··· Given information ···

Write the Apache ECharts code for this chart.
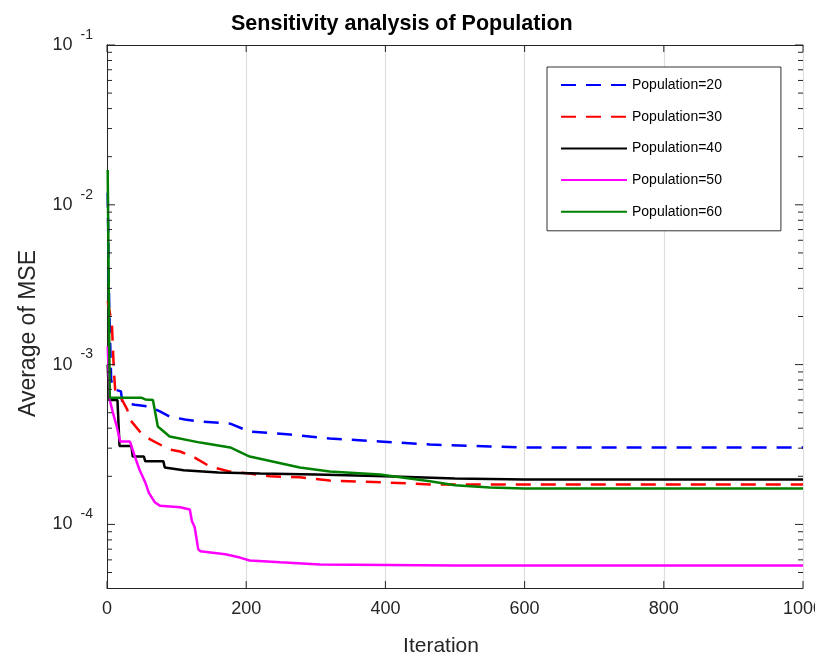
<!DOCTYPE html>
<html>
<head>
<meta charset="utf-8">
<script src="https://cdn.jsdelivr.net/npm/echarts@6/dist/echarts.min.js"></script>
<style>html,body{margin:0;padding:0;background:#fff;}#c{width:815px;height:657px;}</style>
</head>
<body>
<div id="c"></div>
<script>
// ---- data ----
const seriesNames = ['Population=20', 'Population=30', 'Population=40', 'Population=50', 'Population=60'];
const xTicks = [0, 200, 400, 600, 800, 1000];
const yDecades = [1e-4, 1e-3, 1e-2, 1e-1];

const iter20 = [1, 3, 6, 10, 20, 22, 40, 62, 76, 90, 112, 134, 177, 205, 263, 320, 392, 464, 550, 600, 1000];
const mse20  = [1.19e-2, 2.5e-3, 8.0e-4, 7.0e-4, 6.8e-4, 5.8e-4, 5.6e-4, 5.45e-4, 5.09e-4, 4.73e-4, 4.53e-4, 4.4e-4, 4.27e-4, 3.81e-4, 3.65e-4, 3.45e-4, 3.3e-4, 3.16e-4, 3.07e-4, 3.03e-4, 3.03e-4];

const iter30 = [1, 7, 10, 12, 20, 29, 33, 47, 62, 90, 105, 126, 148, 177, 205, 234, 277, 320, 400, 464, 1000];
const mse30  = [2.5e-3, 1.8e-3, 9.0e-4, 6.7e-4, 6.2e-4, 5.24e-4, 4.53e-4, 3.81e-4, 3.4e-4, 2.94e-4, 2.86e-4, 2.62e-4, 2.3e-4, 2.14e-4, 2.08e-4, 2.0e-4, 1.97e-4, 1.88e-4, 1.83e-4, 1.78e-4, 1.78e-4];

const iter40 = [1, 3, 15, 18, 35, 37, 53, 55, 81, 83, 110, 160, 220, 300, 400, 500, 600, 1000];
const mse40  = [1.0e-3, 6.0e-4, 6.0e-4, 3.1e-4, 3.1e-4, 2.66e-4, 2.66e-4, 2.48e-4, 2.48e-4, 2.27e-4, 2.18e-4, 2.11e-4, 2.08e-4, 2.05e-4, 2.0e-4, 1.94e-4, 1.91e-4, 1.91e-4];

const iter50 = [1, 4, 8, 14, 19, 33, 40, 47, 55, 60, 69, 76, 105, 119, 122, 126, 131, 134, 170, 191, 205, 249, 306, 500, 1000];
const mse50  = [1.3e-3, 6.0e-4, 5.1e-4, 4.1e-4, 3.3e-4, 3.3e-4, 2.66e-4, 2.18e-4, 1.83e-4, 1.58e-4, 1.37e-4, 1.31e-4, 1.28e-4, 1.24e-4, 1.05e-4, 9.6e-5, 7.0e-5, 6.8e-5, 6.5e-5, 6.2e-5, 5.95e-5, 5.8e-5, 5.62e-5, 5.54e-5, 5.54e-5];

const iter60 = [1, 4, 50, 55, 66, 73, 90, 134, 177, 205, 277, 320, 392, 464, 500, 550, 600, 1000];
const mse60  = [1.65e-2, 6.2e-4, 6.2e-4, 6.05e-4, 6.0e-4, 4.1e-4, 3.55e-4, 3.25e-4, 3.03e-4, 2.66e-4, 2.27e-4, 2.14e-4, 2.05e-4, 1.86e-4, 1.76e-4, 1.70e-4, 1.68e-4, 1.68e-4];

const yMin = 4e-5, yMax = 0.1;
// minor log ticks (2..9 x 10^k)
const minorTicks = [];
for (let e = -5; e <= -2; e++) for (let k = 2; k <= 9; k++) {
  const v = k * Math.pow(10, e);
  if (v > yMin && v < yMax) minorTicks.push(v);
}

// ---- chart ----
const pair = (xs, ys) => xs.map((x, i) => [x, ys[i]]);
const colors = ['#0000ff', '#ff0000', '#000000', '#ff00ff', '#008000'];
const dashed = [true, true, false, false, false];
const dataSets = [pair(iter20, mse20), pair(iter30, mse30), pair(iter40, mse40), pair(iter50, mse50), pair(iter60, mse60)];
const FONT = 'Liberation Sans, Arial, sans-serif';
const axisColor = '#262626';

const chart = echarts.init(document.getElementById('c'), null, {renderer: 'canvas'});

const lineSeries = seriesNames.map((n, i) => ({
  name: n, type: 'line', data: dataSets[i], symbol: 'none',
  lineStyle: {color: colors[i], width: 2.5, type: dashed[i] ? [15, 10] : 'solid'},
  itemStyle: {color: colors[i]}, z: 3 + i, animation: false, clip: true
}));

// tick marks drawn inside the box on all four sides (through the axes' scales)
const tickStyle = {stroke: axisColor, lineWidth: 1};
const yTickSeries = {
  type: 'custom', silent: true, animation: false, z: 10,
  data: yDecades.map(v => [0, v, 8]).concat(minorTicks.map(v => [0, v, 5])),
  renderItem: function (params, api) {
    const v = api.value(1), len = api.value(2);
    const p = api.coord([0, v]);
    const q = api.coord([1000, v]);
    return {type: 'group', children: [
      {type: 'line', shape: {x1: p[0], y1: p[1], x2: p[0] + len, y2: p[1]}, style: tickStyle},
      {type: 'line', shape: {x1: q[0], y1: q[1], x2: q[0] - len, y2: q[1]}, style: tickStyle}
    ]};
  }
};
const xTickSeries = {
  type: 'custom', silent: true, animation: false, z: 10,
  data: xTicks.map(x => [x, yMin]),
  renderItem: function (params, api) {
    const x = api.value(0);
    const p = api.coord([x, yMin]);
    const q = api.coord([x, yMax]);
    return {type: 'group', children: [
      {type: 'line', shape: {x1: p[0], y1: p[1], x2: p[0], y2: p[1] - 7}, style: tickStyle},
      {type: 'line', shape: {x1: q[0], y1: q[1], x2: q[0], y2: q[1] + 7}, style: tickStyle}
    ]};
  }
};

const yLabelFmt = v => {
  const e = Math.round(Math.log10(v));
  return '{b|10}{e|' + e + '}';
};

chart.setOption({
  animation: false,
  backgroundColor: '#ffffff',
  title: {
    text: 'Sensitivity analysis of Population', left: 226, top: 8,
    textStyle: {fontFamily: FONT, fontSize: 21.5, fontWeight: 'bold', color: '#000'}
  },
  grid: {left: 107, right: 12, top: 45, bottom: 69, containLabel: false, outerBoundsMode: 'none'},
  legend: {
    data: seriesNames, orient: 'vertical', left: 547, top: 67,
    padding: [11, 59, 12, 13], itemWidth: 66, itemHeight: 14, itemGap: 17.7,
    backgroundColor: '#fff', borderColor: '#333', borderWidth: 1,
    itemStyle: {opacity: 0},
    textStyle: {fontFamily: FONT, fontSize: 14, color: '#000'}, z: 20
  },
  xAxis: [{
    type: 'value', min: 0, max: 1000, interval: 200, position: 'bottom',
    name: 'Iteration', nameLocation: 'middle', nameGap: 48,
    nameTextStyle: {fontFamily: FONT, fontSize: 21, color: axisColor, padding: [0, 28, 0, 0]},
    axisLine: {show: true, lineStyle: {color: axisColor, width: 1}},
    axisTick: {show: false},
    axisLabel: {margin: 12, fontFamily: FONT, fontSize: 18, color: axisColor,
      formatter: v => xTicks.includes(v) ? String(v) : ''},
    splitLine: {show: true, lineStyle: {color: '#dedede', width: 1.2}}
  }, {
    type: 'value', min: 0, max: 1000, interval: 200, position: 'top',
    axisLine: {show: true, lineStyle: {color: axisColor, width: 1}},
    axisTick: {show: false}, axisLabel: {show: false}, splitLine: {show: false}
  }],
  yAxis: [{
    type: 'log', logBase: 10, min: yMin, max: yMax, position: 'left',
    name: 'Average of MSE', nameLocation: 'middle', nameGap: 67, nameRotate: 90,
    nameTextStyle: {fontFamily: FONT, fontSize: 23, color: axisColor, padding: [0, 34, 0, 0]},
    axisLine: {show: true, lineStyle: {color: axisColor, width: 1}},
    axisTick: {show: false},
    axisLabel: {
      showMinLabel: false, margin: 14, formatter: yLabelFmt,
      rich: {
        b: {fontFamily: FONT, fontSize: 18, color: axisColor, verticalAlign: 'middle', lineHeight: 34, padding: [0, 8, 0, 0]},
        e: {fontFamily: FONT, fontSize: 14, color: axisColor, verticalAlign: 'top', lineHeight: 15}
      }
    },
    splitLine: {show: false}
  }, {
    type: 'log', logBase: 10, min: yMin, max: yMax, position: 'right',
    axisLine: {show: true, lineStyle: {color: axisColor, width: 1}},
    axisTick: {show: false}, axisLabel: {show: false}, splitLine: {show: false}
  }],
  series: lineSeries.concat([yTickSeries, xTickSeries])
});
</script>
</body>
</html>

···

• _Given exercise_:
Skip the pictures, please, and transcribe only the lines from the beginning of the material through the one that contains "const yDecades = [1e-4, 1e-3, 1e-2, 1e-1];".

• _Solution to the exercise_:
Write the Apache ECharts code for this chart.
<!DOCTYPE html>
<html>
<head>
<meta charset="utf-8">
<script src="https://cdn.jsdelivr.net/npm/echarts@6/dist/echarts.min.js"></script>
<style>html,body{margin:0;padding:0;background:#fff;}#c{width:815px;height:657px;}</style>
</head>
<body>
<div id="c"></div>
<script>
// ---- data ----
const seriesNames = ['Population=20', 'Population=30', 'Population=40', 'Population=50', 'Population=60'];
const xTicks = [0, 200, 400, 600, 800, 1000];
const yDecades = [1e-4, 1e-3, 1e-2, 1e-1];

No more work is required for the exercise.